*RECORDED INFORMATION*.
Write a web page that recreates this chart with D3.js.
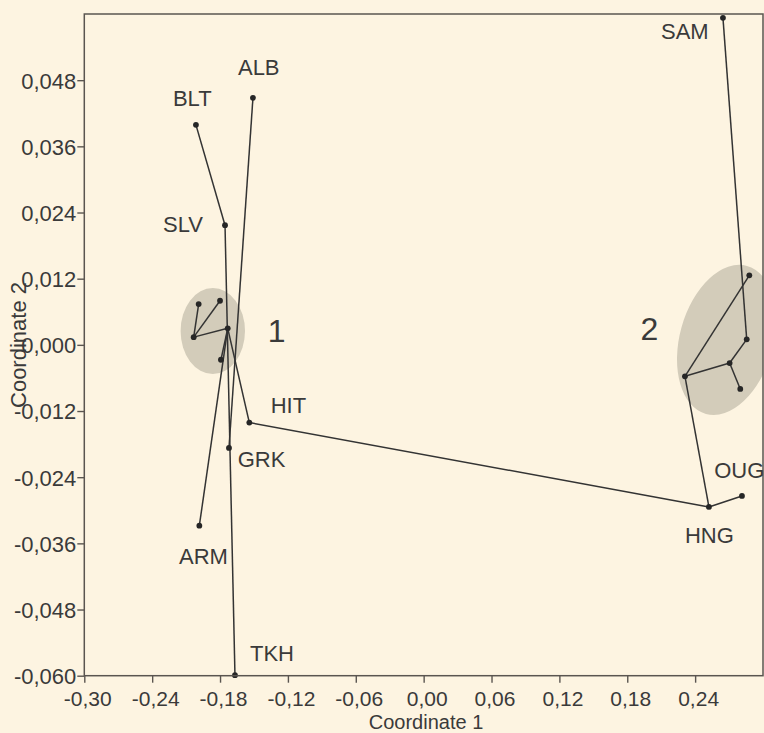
<!DOCTYPE html>
<html>
<head>
<meta charset="utf-8">
<script src="https://cdn.jsdelivr.net/npm/d3@7"></script>
<style>
  html, body { margin: 0; padding: 0; background: #FDF4E1; }
  svg { display: block; }
  text { font-family: "Liberation Sans", Arial, sans-serif; fill: #3a3a3a; }
</style>
</head>
<body>
<svg id="chart" width="764" height="733"></svg>
<script>
// ---- data ----
const names = ["SAM","ALB","BLT","SLV","C1a","C1b","C1c","C1d","C1e","HIT","GRK","ARM","TKH","HNG","OUG","C2a","C2b","C2c","C2d","C2e"];
const coord1 = [0.2646,-0.1509,-0.2013,-0.1756,-0.1989,-0.1800,-0.2033,-0.1732,-0.1792,-0.1541,-0.1721,-0.1983,-0.1668,0.2522,0.2814,0.2879,0.2856,0.2705,0.2310,0.2799];
const coord2 = [0.0593,0.0448,0.0399,0.0217,0.0074,0.0080,0.0014,0.0030,-0.0027,-0.0141,-0.0187,-0.0328,-0.0599,-0.0294,-0.0274,0.0126,0.0010,-0.0033,-0.0057,-0.0080];
const labelled = ["SAM","ALB","BLT","SLV","HIT","GRK","ARM","TKH","HNG","OUG"];
const edgeFrom = ["BLT","SLV","ALB","C1a","C1c","C1c","C1d","C1d","C1d","HIT","HNG","HNG","C2d","C2d","C2c","C2c","C2b"];
const edgeTo   = ["SLV","TKH","GRK","C1c","C1b","C1d","C1e","ARM","HIT","HNG","OUG","C2d","C2a","C2c","C2e","C2b","SAM"];
const clusterNames = ["1","2"];
const clusterX = [-0.1864, 0.2677];
const clusterY = [0.0025, 0.0009];
const xTicks = [-0.30,-0.24,-0.18,-0.12,-0.06,0.00,0.06,0.12,0.18,0.24];
const yTicks = [0.048,0.036,0.024,0.012,0.000,-0.012,-0.024,-0.036,-0.048,-0.060];
const xTitle = "Coordinate 1";
const yTitle = "Coordinate 2";

// ---- layout (styles/positions, not data) ----
const labelOffset = {
  SAM:[-62,21.5], ALB:[-15,-23], BLT:[-23,-19], SLV:[-62,7], HIT:[21.4,-9.7],
  GRK:[8.7,19.3], ARM:[-20.3,38.3], TKH:[15,-14.3], HNG:[-24,36.5], OUG:[-27.7,-18]
};
const ellipseStyle = [
  {rx:32.2, ry:43, rot:0, labelDx:55, labelDy:11},
  {rx:76.8, ry:46.7, rot:-74.5, labelDx:-86, labelDy:0}
];

const L = 84.3, R = 763, T = 14, B = 675.7;
const x = d3.scaleLinear().domain([-0.30, 0.30]).range([L, R]);
const y = d3.scaleLinear().domain([-0.06, 0.06]).range([B, T]);

const fmt = (v, d) => v.toFixed(d).replace(".", ",").replace(/^-0,0+$/, m => m.slice(1));

const svg = d3.select("#chart");
svg.append("rect").attr("width", 764).attr("height", 733).attr("fill", "#FDF4E1");

svg.append("clipPath").attr("id", "plotclip")
  .append("rect").attr("x", L).attr("y", T).attr("width", R - L).attr("height", B - T);

const plot = svg.append("g").attr("clip-path", "url(#plotclip)");

// ellipses
clusterNames.forEach((c, i) => {
  const s = ellipseStyle[i];
  plot.append("ellipse")
    .attr("transform", `translate(${x(clusterX[i])},${y(clusterY[i])}) rotate(${s.rot})`)
    .attr("rx", s.rx).attr("ry", s.ry)
    .attr("fill", "#D3CCBA");
});

const pts = {};
names.forEach((n, i) => pts[n] = {x: coord1[i], y: coord2[i]});

// edges
edgeFrom.forEach((f, i) => {
  const a = pts[f], b = pts[edgeTo[i]];
  plot.append("line")
    .attr("x1", x(a.x)).attr("y1", y(a.y))
    .attr("x2", x(b.x)).attr("y2", y(b.y))
    .attr("stroke", "#333").attr("stroke-width", 1.5);
});

// dots
names.forEach(n => {
  svg.append("circle")
    .attr("cx", x(pts[n].x)).attr("cy", y(pts[n].y))
    .attr("r", 2.9).attr("fill", "#262626");
});

// frame
svg.append("rect").attr("x", L).attr("y", T).attr("width", R - L).attr("height", B - T)
  .attr("fill", "none").attr("stroke", "#5a5550").attr("stroke-width", 1.5);

// axes
const xAxis = d3.axisBottom(x).tickValues(xTicks).tickSize(7).tickFormat(d => fmt(d, 2));
const gx = svg.append("g").attr("transform", `translate(0,${B})`).call(xAxis);
gx.select(".domain").remove();
gx.selectAll(".tick line").attr("stroke", "#5a5550").attr("stroke-width", 1.4);
gx.selectAll(".tick text").attr("font-size", 21).attr("font-family", "Liberation Sans, Arial, sans-serif")
  .attr("fill", "#3a3a3a").attr("dx", 3).attr("y", 30).attr("dy", 0);

const yAxis = d3.axisLeft(y).tickValues(yTicks).tickSize(7).tickFormat(d => fmt(d, 3));
const gy = svg.append("g").attr("transform", `translate(${L},0)`).call(yAxis);
gy.select(".domain").remove();
gy.selectAll(".tick line").attr("stroke", "#5a5550").attr("stroke-width", 1.4);
gy.selectAll(".tick text").attr("font-size", 22).attr("font-family", "Liberation Sans, Arial, sans-serif")
  .attr("fill", "#3a3a3a").attr("x", -8).attr("dy", "0.36em");

// axis titles
svg.append("text").attr("x", 426).attr("y", 728.5).attr("text-anchor", "middle")
  .attr("font-size", 20).text(xTitle);
svg.append("text").attr("transform", "translate(26,345) rotate(-90)").attr("text-anchor", "middle")
  .attr("font-size", 22).text(yTitle);

// point labels
labelled.forEach(n => {
  const o = labelOffset[n];
  svg.append("text").attr("x", x(pts[n].x) + o[0]).attr("y", y(pts[n].y) + o[1])
    .attr("font-size", 22).text(n);
});

// cluster labels
clusterNames.forEach((c, i) => {
  const s = ellipseStyle[i];
  svg.append("text").attr("x", x(clusterX[i]) + s.labelDx).attr("y", y(clusterY[i]) + s.labelDy)
    .attr("font-size", 32).attr("fill", "#222").text(c);
});
</script>
</body>
</html>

*WORK REQUIRED*.
Using the material above, return every line exactly as it appears, minus the pictures.

*EXERCISE RESPONSE*.
Write a web page that recreates this chart with D3.js.
<!DOCTYPE html>
<html>
<head>
<meta charset="utf-8">
<script src="https://cdn.jsdelivr.net/npm/d3@7"></script>
<style>
  html, body { margin: 0; padding: 0; background: #FDF4E1; }
  svg { display: block; }
  text { font-family: "Liberation Sans", Arial, sans-serif; fill: #3a3a3a; }
</style>
</head>
<body>
<svg id="chart" width="764" height="733"></svg>
<script>
// ---- data ----
const names = ["SAM","ALB","BLT","SLV","C1a","C1b","C1c","C1d","C1e","HIT","GRK","ARM","TKH","HNG","OUG","C2a","C2b","C2c","C2d","C2e"];
const coord1 = [0.2646,-0.1509,-0.2013,-0.1756,-0.1989,-0.1800,-0.2033,-0.1732,-0.1792,-0.1541,-0.1721,-0.1983,-0.1668,0.2522,0.2814,0.2879,0.2856,0.2705,0.2310,0.2799];
const coord2 = [0.0593,0.0448,0.0399,0.0217,0.0074,0.0080,0.0014,0.0030,-0.0027,-0.0141,-0.0187,-0.0328,-0.0599,-0.0294,-0.0274,0.0126,0.0010,-0.0033,-0.0057,-0.0080];
const labelled = ["SAM","ALB","BLT","SLV","HIT","GRK","ARM","TKH","HNG","OUG"];
const edgeFrom = ["BLT","SLV","ALB","C1a","C1c","C1c","C1d","C1d","C1d","HIT","HNG","HNG","C2d","C2d","C2c","C2c","C2b"];
const edgeTo   = ["SLV","TKH","GRK","C1c","C1b","C1d","C1e","ARM","HIT","HNG","OUG","C2d","C2a","C2c","C2e","C2b","SAM"];
const clusterNames = ["1","2"];
const clusterX = [-0.1864, 0.2677];
const clusterY = [0.0025, 0.0009];
const xTicks = [-0.30,-0.24,-0.18,-0.12,-0.06,0.00,0.06,0.12,0.18,0.24];
const yTicks = [0.048,0.036,0.024,0.012,0.000,-0.012,-0.024,-0.036,-0.048,-0.060];
const xTitle = "Coordinate 1";
const yTitle = "Coordinate 2";

// ---- layout (styles/positions, not data) ----
const labelOffset = {
  SAM:[-62,21.5], ALB:[-15,-23], BLT:[-23,-19], SLV:[-62,7], HIT:[21.4,-9.7],
  GRK:[8.7,19.3], ARM:[-20.3,38.3], TKH:[15,-14.3], HNG:[-24,36.5], OUG:[-27.7,-18]
};
const ellipseStyle = [
  {rx:32.2, ry:43, rot:0, labelDx:55, labelDy:11},
  {rx:76.8, ry:46.7, rot:-74.5, labelDx:-86, labelDy:0}
];

const L = 84.3, R = 763, T = 14, B = 675.7;
const x = d3.scaleLinear().domain([-0.30, 0.30]).range([L, R]);
const y = d3.scaleLinear().domain([-0.06, 0.06]).range([B, T]);

const fmt = (v, d) => v.toFixed(d).replace(".", ",").replace(/^-0,0+$/, m => m.slice(1));

const svg = d3.select("#chart");
svg.append("rect").attr("width", 764).attr("height", 733).attr("fill", "#FDF4E1");

svg.append("clipPath").attr("id", "plotclip")
  .append("rect").attr("x", L).attr("y", T).attr("width", R - L).attr("height", B - T);

const plot = svg.append("g").attr("clip-path", "url(#plotclip)");

// ellipses
clusterNames.forEach((c, i) => {
  const s = ellipseStyle[i];
  plot.append("ellipse")
    .attr("transform", `translate(${x(clusterX[i])},${y(clusterY[i])}) rotate(${s.rot})`)
    .attr("rx", s.rx).attr("ry", s.ry)
    .attr("fill", "#D3CCBA");
});

const pts = {};
names.forEach((n, i) => pts[n] = {x: coord1[i], y: coord2[i]});

// edges
edgeFrom.forEach((f, i) => {
  const a = pts[f], b = pts[edgeTo[i]];
  plot.append("line")
    .attr("x1", x(a.x)).attr("y1", y(a.y))
    .attr("x2", x(b.x)).attr("y2", y(b.y))
    .attr("stroke", "#333").attr("stroke-width", 1.5);
});

// dots
names.forEach(n => {
  svg.append("circle")
    .attr("cx", x(pts[n].x)).attr("cy", y(pts[n].y))
    .attr("r", 2.9).attr("fill", "#262626");
});

// frame
svg.append("rect").attr("x", L).attr("y", T).attr("width", R - L).attr("height", B - T)
  .attr("fill", "none").attr("stroke", "#5a5550").attr("stroke-width", 1.5);

// axes
const xAxis = d3.axisBottom(x).tickValues(xTicks).tickSize(7).tickFormat(d => fmt(d, 2));
const gx = svg.append("g").attr("transform", `translate(0,${B})`).call(xAxis);
gx.select(".domain").remove();
gx.selectAll(".tick line").attr("stroke", "#5a5550").attr("stroke-width", 1.4);
gx.selectAll(".tick text").attr("font-size", 21).attr("font-family", "Liberation Sans, Arial, sans-serif")
  .attr("fill", "#3a3a3a").attr("dx", 3).attr("y", 30).attr("dy", 0);

const yAxis = d3.axisLeft(y).tickValues(yTicks).tickSize(7).tickFormat(d => fmt(d, 3));
const gy = svg.append("g").attr("transform", `translate(${L},0)`).call(yAxis);
gy.select(".domain").remove();
gy.selectAll(".tick line").attr("stroke", "#5a5550").attr("stroke-width", 1.4);
gy.selectAll(".tick text").attr("font-size", 22).attr("font-family", "Liberation Sans, Arial, sans-serif")
  .attr("fill", "#3a3a3a").attr("x", -8).attr("dy", "0.36em");

// axis titles
svg.append("text").attr("x", 426).attr("y", 728.5).attr("text-anchor", "middle")
  .attr("font-size", 20).text(xTitle);
svg.append("text").attr("transform", "translate(26,345) rotate(-90)").attr("text-anchor", "middle")
  .attr("font-size", 22).text(yTitle);

// point labels
labelled.forEach(n => {
  const o = labelOffset[n];
  svg.append("text").attr("x", x(pts[n].x) + o[0]).attr("y", y(pts[n].y) + o[1])
    .attr("font-size", 22).text(n);
});

// cluster labels
clusterNames.forEach((c, i) => {
  const s = ellipseStyle[i];
  svg.append("text").attr("x", x(clusterX[i]) + s.labelDx).attr("y", y(clusterY[i]) + s.labelDy)
    .attr("font-size", 32).attr("fill", "#222").text(c);
});
</script>
</body>
</html>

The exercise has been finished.